▸ **Stated task**
Search the material below for the word "with" and copy every line in which it occurs.

==== Provided material

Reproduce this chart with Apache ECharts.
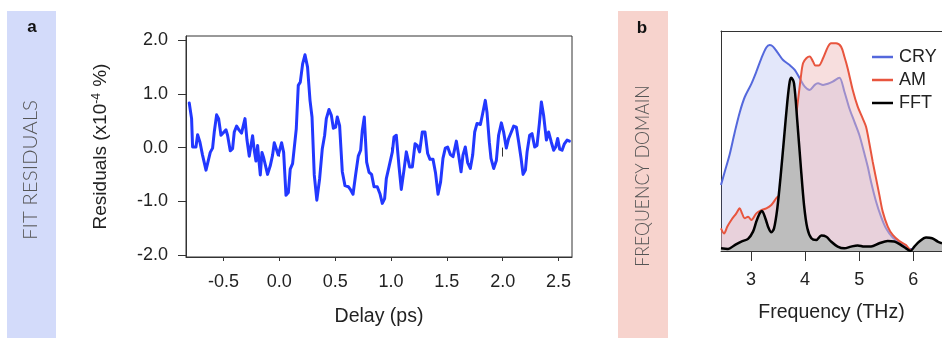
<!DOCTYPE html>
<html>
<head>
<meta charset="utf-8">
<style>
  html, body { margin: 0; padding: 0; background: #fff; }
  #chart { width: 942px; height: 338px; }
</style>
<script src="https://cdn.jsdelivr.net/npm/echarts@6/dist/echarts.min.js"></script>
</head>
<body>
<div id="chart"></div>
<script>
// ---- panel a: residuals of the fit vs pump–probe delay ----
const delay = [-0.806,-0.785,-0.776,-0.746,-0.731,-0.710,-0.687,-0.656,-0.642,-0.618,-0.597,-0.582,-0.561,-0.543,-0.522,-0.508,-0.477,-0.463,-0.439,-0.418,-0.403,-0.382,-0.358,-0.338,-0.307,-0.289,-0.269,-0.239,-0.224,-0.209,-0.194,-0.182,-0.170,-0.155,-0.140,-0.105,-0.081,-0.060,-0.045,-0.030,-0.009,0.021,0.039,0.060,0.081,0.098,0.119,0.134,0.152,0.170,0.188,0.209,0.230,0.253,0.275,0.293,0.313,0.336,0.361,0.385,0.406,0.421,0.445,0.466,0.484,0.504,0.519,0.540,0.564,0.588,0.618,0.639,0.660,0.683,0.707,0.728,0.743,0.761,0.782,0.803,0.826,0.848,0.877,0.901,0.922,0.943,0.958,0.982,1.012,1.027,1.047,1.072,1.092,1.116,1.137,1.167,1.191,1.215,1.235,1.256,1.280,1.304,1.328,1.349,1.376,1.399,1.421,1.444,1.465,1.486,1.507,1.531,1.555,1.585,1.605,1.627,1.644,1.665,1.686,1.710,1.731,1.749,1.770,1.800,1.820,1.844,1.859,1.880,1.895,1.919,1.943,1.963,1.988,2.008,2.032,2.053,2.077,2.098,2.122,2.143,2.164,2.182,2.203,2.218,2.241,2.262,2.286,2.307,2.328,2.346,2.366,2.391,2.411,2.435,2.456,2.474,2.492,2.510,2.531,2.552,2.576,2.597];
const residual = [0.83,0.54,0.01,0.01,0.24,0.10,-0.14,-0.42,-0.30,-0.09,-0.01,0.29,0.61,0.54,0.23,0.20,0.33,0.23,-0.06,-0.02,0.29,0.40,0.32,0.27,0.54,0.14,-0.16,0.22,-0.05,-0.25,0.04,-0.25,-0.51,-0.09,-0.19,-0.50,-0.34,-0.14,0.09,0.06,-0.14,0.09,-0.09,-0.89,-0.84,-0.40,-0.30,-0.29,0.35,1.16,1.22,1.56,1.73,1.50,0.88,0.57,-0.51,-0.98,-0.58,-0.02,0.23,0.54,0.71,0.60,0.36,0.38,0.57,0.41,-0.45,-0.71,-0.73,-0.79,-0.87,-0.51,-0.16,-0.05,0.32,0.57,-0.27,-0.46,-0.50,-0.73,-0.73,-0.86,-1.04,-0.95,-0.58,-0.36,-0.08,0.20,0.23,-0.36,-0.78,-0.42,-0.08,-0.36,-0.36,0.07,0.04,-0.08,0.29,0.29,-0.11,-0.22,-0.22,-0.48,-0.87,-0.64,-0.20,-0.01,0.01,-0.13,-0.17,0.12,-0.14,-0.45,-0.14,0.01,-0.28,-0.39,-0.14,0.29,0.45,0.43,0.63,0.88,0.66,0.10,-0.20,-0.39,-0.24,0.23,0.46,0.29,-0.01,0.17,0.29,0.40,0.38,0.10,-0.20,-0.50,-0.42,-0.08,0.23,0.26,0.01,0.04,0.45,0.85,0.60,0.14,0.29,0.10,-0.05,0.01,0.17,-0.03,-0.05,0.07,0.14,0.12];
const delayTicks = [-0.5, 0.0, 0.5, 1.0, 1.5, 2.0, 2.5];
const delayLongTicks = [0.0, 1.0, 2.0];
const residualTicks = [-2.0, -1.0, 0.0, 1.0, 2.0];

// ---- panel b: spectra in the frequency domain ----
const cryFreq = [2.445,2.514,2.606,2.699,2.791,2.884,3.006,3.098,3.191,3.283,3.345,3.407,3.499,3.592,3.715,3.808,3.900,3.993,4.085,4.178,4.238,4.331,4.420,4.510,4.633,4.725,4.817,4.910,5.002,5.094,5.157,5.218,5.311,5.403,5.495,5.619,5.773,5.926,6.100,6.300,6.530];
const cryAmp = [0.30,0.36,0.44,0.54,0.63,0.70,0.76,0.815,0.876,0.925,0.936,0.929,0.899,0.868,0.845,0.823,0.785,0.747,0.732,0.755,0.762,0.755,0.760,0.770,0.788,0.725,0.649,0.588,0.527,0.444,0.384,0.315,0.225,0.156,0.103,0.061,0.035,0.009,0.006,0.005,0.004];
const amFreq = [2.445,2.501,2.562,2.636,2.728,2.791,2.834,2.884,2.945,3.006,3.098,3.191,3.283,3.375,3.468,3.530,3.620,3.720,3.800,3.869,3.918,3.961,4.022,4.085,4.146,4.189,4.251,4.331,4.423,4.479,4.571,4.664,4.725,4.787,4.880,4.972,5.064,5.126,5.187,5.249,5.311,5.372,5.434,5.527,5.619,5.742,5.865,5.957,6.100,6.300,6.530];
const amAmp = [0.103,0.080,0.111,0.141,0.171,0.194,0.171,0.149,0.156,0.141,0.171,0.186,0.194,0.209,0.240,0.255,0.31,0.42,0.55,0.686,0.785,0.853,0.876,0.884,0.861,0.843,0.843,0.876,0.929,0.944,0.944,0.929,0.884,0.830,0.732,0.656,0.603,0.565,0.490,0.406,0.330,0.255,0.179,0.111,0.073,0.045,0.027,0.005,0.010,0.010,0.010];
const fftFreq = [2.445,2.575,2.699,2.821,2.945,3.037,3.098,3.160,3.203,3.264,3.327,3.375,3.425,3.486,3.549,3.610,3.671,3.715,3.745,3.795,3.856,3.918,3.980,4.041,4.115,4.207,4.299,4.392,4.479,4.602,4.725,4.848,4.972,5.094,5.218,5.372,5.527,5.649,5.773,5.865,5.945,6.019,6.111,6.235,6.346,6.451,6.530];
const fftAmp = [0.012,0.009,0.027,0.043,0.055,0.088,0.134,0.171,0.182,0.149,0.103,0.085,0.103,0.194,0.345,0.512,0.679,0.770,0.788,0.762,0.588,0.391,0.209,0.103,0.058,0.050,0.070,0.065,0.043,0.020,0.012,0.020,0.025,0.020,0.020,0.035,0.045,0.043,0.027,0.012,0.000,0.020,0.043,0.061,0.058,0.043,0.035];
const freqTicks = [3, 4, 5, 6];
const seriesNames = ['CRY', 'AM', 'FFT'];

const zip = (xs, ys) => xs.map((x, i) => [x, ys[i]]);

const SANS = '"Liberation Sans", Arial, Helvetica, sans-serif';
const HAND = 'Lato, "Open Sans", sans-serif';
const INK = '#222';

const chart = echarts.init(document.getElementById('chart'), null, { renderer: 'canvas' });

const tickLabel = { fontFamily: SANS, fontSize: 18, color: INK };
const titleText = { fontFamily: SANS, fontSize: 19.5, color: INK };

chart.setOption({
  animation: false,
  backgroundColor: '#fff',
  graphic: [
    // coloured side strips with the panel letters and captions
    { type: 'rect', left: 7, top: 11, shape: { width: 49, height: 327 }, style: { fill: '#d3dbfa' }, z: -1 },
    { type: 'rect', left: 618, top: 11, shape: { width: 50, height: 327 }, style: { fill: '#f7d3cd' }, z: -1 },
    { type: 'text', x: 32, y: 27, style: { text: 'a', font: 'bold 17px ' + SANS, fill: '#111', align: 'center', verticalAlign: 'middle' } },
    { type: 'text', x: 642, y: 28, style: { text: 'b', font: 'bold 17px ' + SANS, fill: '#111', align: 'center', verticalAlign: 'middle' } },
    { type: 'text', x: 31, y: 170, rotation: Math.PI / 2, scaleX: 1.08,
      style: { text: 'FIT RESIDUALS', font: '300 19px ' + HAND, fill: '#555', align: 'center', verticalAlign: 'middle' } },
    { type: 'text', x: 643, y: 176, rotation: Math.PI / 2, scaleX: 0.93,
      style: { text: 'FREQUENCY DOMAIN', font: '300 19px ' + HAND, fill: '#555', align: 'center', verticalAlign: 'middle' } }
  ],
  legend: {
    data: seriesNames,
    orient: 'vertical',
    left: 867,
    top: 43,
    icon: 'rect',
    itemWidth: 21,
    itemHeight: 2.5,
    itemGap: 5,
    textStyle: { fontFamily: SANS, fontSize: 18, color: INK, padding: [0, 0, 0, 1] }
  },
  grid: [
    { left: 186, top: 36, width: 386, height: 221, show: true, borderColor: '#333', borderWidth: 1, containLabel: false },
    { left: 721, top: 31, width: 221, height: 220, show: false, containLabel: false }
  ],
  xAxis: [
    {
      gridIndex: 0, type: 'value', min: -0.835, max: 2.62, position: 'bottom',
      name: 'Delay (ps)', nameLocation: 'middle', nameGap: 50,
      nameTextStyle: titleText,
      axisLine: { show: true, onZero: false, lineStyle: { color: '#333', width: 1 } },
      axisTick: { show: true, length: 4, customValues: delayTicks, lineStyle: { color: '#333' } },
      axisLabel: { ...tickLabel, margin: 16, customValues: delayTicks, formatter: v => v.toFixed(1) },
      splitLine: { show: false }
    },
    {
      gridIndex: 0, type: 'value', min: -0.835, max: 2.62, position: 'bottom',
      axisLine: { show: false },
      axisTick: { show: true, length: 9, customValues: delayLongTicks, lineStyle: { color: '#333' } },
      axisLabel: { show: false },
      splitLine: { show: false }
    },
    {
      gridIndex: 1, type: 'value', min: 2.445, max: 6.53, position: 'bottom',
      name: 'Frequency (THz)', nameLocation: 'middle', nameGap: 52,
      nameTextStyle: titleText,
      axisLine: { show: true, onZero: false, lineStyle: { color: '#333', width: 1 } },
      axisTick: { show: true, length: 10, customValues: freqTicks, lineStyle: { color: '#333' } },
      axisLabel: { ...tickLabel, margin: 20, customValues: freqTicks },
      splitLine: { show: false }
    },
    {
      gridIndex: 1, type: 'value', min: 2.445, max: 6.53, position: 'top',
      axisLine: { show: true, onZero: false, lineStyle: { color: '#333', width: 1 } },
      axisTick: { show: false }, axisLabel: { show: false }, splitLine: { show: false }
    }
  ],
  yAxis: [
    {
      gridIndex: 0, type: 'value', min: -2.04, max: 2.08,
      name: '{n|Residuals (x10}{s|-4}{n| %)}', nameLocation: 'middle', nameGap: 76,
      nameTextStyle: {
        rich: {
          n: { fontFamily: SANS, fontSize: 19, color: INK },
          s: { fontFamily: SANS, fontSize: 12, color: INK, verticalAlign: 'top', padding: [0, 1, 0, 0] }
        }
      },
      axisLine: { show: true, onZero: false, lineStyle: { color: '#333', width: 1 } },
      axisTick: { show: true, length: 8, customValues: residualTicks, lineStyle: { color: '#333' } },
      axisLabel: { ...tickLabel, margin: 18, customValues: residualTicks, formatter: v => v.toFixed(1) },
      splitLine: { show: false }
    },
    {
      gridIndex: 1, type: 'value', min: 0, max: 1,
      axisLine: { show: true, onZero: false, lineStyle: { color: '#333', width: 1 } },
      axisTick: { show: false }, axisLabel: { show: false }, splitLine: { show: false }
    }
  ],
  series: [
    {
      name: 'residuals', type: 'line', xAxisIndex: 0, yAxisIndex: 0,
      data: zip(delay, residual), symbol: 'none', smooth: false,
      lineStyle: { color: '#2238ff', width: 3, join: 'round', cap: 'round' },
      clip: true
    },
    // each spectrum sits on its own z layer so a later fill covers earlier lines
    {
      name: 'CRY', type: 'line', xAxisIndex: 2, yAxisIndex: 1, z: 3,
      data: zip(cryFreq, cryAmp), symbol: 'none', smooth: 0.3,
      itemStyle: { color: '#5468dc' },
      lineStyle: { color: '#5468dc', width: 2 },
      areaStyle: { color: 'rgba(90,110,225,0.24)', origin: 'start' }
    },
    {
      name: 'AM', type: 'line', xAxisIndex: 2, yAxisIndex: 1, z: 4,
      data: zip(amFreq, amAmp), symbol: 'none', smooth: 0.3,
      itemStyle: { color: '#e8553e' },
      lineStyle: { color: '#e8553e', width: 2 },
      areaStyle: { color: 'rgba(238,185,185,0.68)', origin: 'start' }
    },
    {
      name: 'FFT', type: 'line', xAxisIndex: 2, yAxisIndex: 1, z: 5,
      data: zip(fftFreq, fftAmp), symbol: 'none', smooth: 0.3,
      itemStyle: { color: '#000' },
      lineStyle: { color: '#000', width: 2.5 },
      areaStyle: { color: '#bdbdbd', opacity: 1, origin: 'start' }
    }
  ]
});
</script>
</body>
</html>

========

▸ **Result below**
Reproduce this chart with Apache ECharts.
    // coloured side strips with the panel letters and captions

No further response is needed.